● **Aim of the task**
Your output is the lines from the first one to the one containing "Chart.register(...registerables);", repeated exactly, with images left out.

● **Data lines**

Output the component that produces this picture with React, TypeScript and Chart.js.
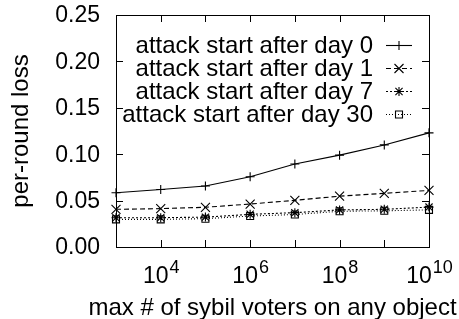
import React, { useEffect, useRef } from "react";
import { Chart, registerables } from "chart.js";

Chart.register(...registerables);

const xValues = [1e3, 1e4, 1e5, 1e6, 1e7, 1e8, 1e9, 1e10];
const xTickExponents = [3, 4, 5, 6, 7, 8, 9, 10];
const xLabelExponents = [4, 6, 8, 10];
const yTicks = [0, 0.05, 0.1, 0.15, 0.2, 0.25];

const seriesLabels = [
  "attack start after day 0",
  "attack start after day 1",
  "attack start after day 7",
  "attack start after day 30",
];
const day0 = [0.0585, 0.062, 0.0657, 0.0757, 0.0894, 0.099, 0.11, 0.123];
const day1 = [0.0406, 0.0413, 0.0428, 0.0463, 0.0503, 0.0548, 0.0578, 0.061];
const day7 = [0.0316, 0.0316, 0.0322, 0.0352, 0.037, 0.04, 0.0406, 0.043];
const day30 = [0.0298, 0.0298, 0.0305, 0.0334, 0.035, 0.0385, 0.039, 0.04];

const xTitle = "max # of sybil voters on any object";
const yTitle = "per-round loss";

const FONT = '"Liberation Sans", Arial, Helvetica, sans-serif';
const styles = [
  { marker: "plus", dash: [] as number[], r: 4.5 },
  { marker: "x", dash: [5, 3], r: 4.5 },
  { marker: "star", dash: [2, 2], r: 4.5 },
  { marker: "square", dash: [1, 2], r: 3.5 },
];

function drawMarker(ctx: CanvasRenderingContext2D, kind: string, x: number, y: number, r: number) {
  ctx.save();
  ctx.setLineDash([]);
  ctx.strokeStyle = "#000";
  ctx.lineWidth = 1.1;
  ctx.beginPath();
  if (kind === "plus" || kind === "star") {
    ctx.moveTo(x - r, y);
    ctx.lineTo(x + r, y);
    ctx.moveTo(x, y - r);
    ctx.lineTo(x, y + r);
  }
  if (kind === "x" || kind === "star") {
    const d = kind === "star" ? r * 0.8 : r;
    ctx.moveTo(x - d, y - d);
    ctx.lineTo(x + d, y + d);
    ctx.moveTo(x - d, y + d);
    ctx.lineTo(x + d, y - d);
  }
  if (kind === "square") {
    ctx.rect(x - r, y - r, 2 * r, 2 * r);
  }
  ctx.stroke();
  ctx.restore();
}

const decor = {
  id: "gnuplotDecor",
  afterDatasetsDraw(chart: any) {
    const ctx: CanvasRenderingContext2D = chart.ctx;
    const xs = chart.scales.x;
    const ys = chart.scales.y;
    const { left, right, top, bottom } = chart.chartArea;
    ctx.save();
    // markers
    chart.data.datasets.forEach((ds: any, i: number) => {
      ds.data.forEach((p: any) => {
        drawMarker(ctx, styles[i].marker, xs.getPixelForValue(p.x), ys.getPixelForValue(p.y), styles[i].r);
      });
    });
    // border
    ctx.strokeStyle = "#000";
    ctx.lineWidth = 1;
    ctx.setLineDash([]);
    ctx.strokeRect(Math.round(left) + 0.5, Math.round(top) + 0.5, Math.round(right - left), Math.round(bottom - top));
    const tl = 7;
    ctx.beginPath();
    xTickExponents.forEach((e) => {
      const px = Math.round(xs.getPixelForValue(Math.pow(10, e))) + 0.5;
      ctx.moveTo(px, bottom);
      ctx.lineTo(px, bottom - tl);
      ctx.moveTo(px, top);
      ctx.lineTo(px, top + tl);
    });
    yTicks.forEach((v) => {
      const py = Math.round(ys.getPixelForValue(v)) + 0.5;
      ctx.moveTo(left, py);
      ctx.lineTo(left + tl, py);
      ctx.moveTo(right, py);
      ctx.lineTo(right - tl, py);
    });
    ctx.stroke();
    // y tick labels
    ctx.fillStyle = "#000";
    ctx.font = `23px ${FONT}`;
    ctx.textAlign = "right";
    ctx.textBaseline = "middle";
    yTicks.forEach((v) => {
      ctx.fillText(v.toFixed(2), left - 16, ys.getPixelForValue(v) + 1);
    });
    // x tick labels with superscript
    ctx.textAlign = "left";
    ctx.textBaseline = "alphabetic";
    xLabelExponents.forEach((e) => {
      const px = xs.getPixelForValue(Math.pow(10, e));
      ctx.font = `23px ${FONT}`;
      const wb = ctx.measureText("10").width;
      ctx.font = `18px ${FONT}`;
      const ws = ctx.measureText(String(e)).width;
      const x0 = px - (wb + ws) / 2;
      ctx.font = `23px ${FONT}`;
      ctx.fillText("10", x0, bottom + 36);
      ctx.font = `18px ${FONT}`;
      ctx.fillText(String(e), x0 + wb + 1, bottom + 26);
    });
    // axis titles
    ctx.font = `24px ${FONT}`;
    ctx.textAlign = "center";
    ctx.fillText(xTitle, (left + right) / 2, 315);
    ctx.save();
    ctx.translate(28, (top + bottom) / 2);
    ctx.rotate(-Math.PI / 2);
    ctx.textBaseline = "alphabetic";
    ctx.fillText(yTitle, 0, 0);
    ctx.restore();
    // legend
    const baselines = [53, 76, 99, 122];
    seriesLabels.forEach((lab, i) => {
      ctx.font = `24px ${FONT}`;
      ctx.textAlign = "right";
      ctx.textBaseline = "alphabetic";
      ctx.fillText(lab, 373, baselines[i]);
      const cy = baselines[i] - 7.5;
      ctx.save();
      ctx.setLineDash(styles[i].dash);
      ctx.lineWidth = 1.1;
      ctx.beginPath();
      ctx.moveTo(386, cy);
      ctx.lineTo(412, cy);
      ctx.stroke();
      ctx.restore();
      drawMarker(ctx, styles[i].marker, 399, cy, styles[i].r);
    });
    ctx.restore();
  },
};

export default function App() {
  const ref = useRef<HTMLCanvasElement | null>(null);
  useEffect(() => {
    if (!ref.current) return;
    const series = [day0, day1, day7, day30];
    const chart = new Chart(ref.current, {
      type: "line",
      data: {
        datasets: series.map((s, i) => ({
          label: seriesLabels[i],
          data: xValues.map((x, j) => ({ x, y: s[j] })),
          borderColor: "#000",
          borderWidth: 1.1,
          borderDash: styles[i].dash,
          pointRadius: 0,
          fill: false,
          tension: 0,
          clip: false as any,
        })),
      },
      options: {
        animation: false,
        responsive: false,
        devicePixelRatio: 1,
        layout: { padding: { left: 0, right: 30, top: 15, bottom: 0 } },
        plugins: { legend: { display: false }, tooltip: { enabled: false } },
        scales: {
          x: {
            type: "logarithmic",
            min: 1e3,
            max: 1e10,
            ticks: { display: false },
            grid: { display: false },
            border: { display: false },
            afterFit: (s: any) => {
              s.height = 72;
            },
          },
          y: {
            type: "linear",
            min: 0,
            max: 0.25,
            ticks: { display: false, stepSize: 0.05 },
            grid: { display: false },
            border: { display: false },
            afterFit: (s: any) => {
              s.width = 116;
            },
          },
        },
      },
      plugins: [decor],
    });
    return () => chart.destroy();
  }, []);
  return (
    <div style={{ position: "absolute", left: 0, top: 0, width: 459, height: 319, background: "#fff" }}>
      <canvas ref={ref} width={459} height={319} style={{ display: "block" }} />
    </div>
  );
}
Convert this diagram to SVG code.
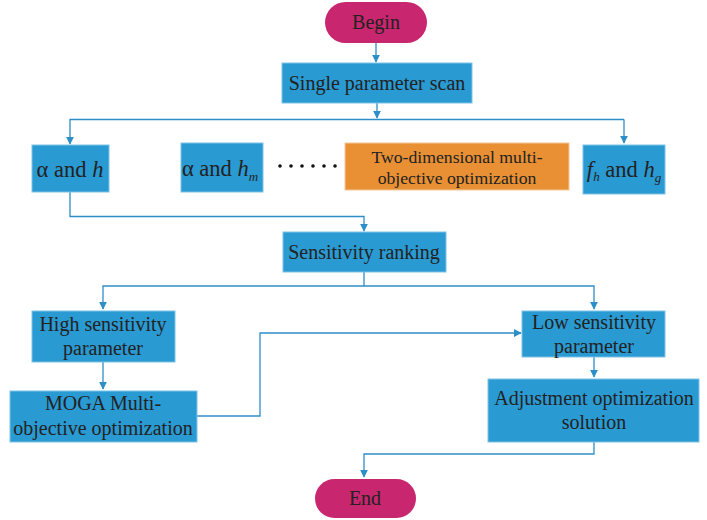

● **Finished exercise**
Output the component that produces this picture with React, TypeScript and Chart.js.
import React, { useEffect, useRef } from "react";
import { Chart, registerables } from "chart.js";

Chart.register(...registerables);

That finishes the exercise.